**MATERIAL FOR THE TASK**
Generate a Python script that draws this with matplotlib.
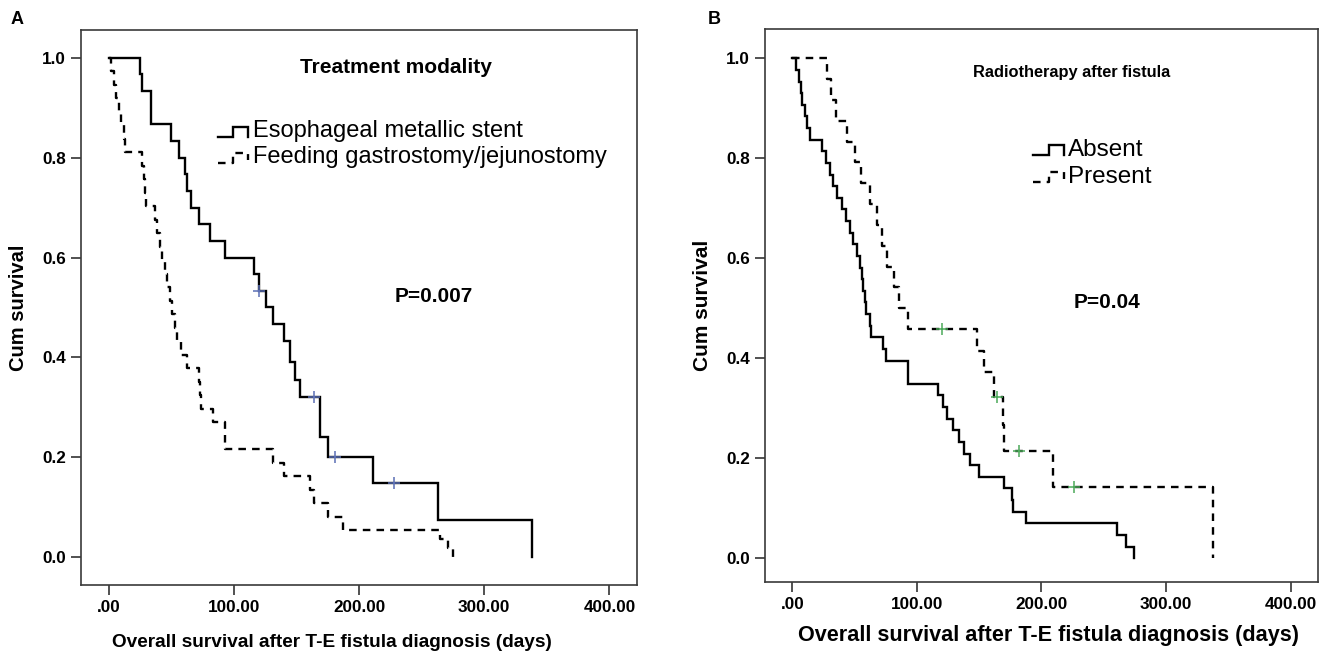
import numpy as np
import matplotlib
matplotlib.use("Agg")
import matplotlib.pyplot as plt

plt.rcParams['font.family'] = ['Liberation Sans', 'DejaVu Sans']

# ---------------- Data ----------------
# Panel A: Treatment modality
a_stent_t = [0, 25, 27, 34, 50, 56, 61, 63, 66, 72, 81, 93, 116, 120, 126, 131, 140, 145,
             149, 153, 169, 175, 211, 263, 338]
a_stent_s = [1.0, 0.967, 0.933, 0.867, 0.833, 0.8, 0.767, 0.733, 0.7, 0.667, 0.633, 0.6,
             0.567, 0.533, 0.5, 0.467, 0.433, 0.39, 0.355, 0.32, 0.24, 0.2, 0.148, 0.074, 0.0]
a_stent_cens = [120, 164, 181, 228]

a_feed_t = [0, 2, 4, 6, 8, 10, 12, 13, 27, 28, 29, 30, 37, 39, 41, 43, 45, 47, 49, 51, 53,
            55, 58, 63, 72, 73, 74, 83, 93, 131, 140, 161, 164, 175, 187, 265, 271, 275]
a_feed_s = [1.0, 0.973, 0.946, 0.919, 0.892, 0.865, 0.838, 0.811, 0.784, 0.757, 0.730,
            0.703, 0.676, 0.649, 0.622, 0.595, 0.568, 0.541, 0.514, 0.486, 0.459, 0.432,
            0.405, 0.378, 0.351, 0.324, 0.297, 0.27, 0.216, 0.189, 0.162, 0.135, 0.108,
            0.081, 0.054, 0.036, 0.018, 0.0]

# Panel B: Radiotherapy after fistula
b_abs_t = [0, 3, 5, 7, 8, 10, 12, 14, 24, 27, 30, 33, 36, 40, 43, 46, 49, 52, 54, 56, 57,
           58, 59, 62, 63, 73, 75, 93, 117, 121, 124, 129, 134, 138, 143, 150, 170, 176,
           177, 188, 261, 268, 274]
b_abs_s = [1.0, 0.977, 0.953, 0.930, 0.907, 0.884, 0.860, 0.837, 0.814, 0.791, 0.767,
           0.744, 0.721, 0.698, 0.674, 0.651, 0.628, 0.605, 0.581, 0.558, 0.535, 0.512,
           0.488, 0.465, 0.442, 0.419, 0.395, 0.349, 0.326, 0.302, 0.279, 0.256, 0.233,
           0.209, 0.186, 0.163, 0.140, 0.116, 0.093, 0.070, 0.047, 0.023, 0.0]

b_pre_t = [0, 28, 31, 35, 44, 50, 55, 62, 68, 72, 76, 82, 86, 93, 148, 154, 162, 169, 170,
           209, 338]
b_pre_s = [1.0, 0.958, 0.917, 0.875, 0.833, 0.792, 0.750, 0.708, 0.667, 0.625, 0.583,
           0.542, 0.500, 0.458, 0.415, 0.372, 0.322, 0.267, 0.214, 0.143, 0.0]
b_pre_cens = [120, 164, 182, 226]

xticks = [0, 100, 200, 300, 400]
xtick_labels = ['.00', '100.00', '200.00', '300.00', '400.00']
yticks = [0.0, 0.2, 0.4, 0.6, 0.8, 1.0]
ytick_labels = ['0.0', '0.2', '0.4', '0.6', '0.8', '1.0']

# ---------------- Figure ----------------
fig = plt.figure(figsize=(13.26, 6.59), dpi=100)
axA = fig.add_axes([0.0611, 0.1123, 0.4193, 0.8422])
axB = fig.add_axes([0.5769, 0.1168, 0.4170, 0.8391])

DASH = (0, (3.2, 2.6))
LW = 1.7


def surv_at(t_arr, s_arr, t):
    idx = np.searchsorted(np.asarray(t_arr), t, side='right') - 1
    return np.asarray(s_arr)[idx]


def style_axes(ax, ylo, yhi, xl_size, xl_x, xl_y, yl_size):
    ax.set_xlim(-22, 422)
    ax.set_ylim(ylo, yhi)
    ax.set_xticks(xticks)
    ax.set_xticklabels(xtick_labels)
    ax.set_yticks(yticks)
    ax.set_yticklabels(ytick_labels)
    ax.tick_params(direction='out', length=7, width=1.2, color='#333333',
                   labelsize=12.3, pad=4)
    for lab in ax.get_xticklabels() + ax.get_yticklabels():
        lab.set_fontweight('bold')
    for sp in ax.spines.values():
        sp.set_color('#3a3a3a')
        sp.set_linewidth(1.2)
    ax.set_xlabel('Overall survival after T-E fistula diagnosis (days)',
                  fontsize=xl_size, fontweight='bold')
    ax.xaxis.set_label_coords(xl_x, xl_y)
    ax.set_ylabel('Cum survival', fontsize=yl_size, fontweight='bold', labelpad=10)


def legend_glyph(ax, x0, x1, x2, ylow, yhigh, yend, ls):
    ax.plot([x0, x1, x1, x2, x2], [ylow, ylow, yhigh, yhigh, yend],
            transform=ax.transAxes, color='black', lw=LW, ls=ls,
            solid_joinstyle='miter', clip_on=False)


# Panel A
axA.step(a_stent_t, a_stent_s, where='post', color='black', lw=LW,
         solid_joinstyle='miter')
axA.step(a_feed_t, a_feed_s, where='post', color='black', lw=LW, ls=DASH)
axA.plot(a_stent_cens, [surv_at(a_stent_t, a_stent_s, t) for t in a_stent_cens],
         ls='none', marker='+', ms=8, mew=1.1, color='#5b6fb5')
style_axes(axA, -0.056, 1.056, 13.7, 0.451, -0.088, 14.5)
axA.text(0.567, 0.932, 'Treatment modality', transform=axA.transAxes,
         ha='center', va='center', fontsize=15, fontweight='bold')
axA.text(0.635, 0.519, 'P=0.007', transform=axA.transAxes,
         ha='center', va='center', fontsize=15, fontweight='bold')
legend_glyph(axA, 0.246, 0.273, 0.300, 0.807, 0.825, 0.807, '-')
legend_glyph(axA, 0.246, 0.273, 0.300, 0.760, 0.778, 0.765, DASH)
axA.text(0.310, 0.818, 'Esophageal metallic stent', transform=axA.transAxes,
         ha='left', va='center', fontsize=17)
axA.text(0.310, 0.771, 'Feeding gastrostomy/jejunostomy', transform=axA.transAxes,
         ha='left', va='center', fontsize=17)

# Panel B
axB.step(b_abs_t, b_abs_s, where='post', color='black', lw=LW,
         solid_joinstyle='miter')
axB.step(b_pre_t, b_pre_s, where='post', color='black', lw=LW, ls=DASH)
axB.plot(b_pre_cens, [surv_at(b_pre_t, b_pre_s, t) for t in b_pre_cens],
         ls='none', marker='+', ms=8, mew=1.1, color='#4caa5a')
style_axes(axB, -0.048, 1.058, 15.6, 0.512, -0.078, 15)
axB.text(0.555, 0.922, 'Radiotherapy after fistula', transform=axB.transAxes,
         ha='center', va='center', fontsize=11.8, fontweight='bold')
axB.text(0.618, 0.506, 'P=0.04', transform=axB.transAxes,
         ha='center', va='center', fontsize=15, fontweight='bold')
legend_glyph(axB, 0.485, 0.514, 0.541, 0.772, 0.790, 0.772, '-')
legend_glyph(axB, 0.485, 0.514, 0.541, 0.723, 0.741, 0.728, DASH)
axB.text(0.548, 0.781, 'Absent', transform=axB.transAxes,
         ha='left', va='center', fontsize=17.5)
axB.text(0.548, 0.732, 'Present', transform=axB.transAxes,
         ha='left', va='center', fontsize=17.5)

# Panel letters
fig.text(17 / 1326, 1 - 20 / 659, 'A', fontsize=13, fontweight='bold',
         ha='center', va='center')
fig.text(714 / 1326, 1 - 20 / 659, 'B', fontsize=13, fontweight='bold',
         ha='center', va='center')

fig.savefig('out.png', dpi=100)
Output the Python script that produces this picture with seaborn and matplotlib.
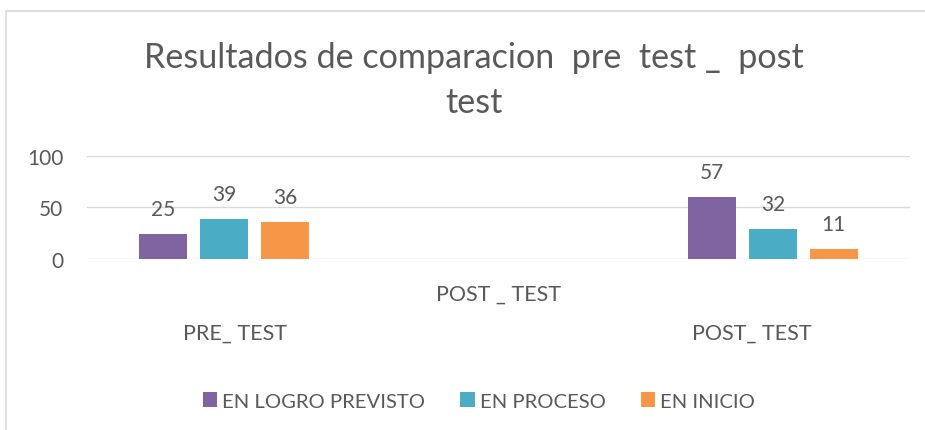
import matplotlib
matplotlib.use("Agg")
import matplotlib.pyplot as plt
import matplotlib.transforms as mtransforms
import seaborn as sns
import pandas as pd
import numpy as np
from matplotlib.patches import Patch
from matplotlib.lines import Line2D

# ---- data ----
categories = ["PRE_ TEST", "POST _ TEST", "POST_ TEST"]
series = ["EN LOGRO PREVISTO", "EN PROCESO", "EN INICIO"]
logro_heights = [24, np.nan, 60]
proceso_heights = [39, np.nan, 29]
inicio_heights = [36, np.nan, 10]
logro_labels = ["25", "", "57"]
proceso_labels = ["39", "", "32"]
inicio_labels = ["36", "", "11"]
yticks = [0, 50, 100]
title_line1 = "Resultados de comparacion  pre  test _  post"
title_line2 = "test"
colors = ["#8064A2", "#4BACC6", "#F79646"]

heights = [logro_heights, proceso_heights, inicio_heights]
labels = [logro_labels, proceso_labels, inicio_labels]
rows = []
for s, hs in zip(series, heights):
    for c, h in zip(categories, hs):
        rows.append({"cat": c, "series": s, "val": h})
df = pd.DataFrame(rows)

sns.set_theme(style="white")
plt.rcParams["font.family"] = ["Lato", "DejaVu Sans"]
TXT = "#595959"
GRID = "#d9d9d9"

fig = plt.figure(figsize=(9.25, 4.31), dpi=100)
W, H = 925, 431
ax = fig.add_axes([87 / W, 1 - 260 / H, (910 - 87) / W, (260 - 156.7) / H])

sns.barplot(data=df, x="cat", y="val", hue="series", order=categories,
            hue_order=series, palette=colors, saturation=1, errorbar=None,
            width=0.667, gap=0.21, ax=ax, legend=False, linewidth=0)

ax.set_ylim(0, 100)
ax.set_xlim(-0.5, 2.5)
ax.set_yticks(yticks)
ax.set_yticklabels([str(t) for t in yticks])
ax.set_xticks(range(len(categories)))
ax.set_xticklabels(categories)
ax.set_xlabel("")
ax.set_ylabel("")
for sp in ax.spines.values():
    sp.set_visible(False)
ax.yaxis.grid(True, color=GRID, linewidth=1.0)
ax.set_axisbelow(True)
ax.tick_params(axis="y", length=0, pad=17, labelsize=15, labelcolor=TXT)
ax.tick_params(axis="x", length=0, labelsize=15.5, labelcolor=TXT)
xt = ax.xaxis.get_major_ticks()
xt[0].set_pad(45.5)
xt[1].set_pad(18)
xt[2].set_pad(45.5)
# staggered label shifts (as in the reference)
for tick, dx in zip(xt, [11, 0, -21]):
    off = mtransforms.ScaledTranslation(dx / 100, 0, fig.dpi_scale_trans)
    tick.label1.set_transform(tick.label1.get_transform() + off)

# data labels
for i, cont in enumerate(ax.containers):
    for bar in cont:
        h = bar.get_height()
        if h is None or np.isnan(h):
            continue
        xc = bar.get_x() + bar.get_width() / 2
        ci = int(round(xc))
        ax.annotate(labels[i][ci], (xc, h), xytext=(0, 18),
                    textcoords="offset points", ha="center", va="center",
                    fontsize=15, color=TXT)

# title
fig.text(474 / W, 1 - 68 / H, title_line1, ha="center", va="baseline",
         fontsize=24.6, color=TXT)
fig.text(474 / W, 1 - 113 / H, title_line2, ha="center", va="baseline",
         fontsize=24.6, color=TXT)

# legend
handles = [Patch(facecolor=c, edgecolor="none") for c in colors]
fig.legend(handles, series, loc="center", bbox_to_anchor=(479 / W, 1 - 402 / H),
           ncol=3, frameon=False, fontsize=14.6, handlelength=0.7,
           handleheight=0.7, handletextpad=0.25, columnspacing=1.75,
           labelcolor=TXT)

# chart border
fig.add_artist(Line2D([6 / W, 1.0], [1 - 12 / H, 1 - 12 / H], color=GRID,
                      linewidth=1.2, transform=fig.transFigure))
fig.add_artist(Line2D([6 / W, 6 / W], [0, 1 - 12 / H], color=GRID,
                      linewidth=1.2, transform=fig.transFigure))

fig.savefig("out.png", dpi=100, facecolor="white")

**PROBLEM DESCRIPTION**
Pictures stay out. Print the data exactly, from its first line through the line containing "plt.rcParams['font.family'] = ['Liberation".

**RESULT**
Generate a Python script that draws this with matplotlib.
import numpy as np
import matplotlib
matplotlib.use("Agg")
import matplotlib.pyplot as plt

plt.rcParams['font.family'] = ['Liberation Sans', 'DejaVu Sans']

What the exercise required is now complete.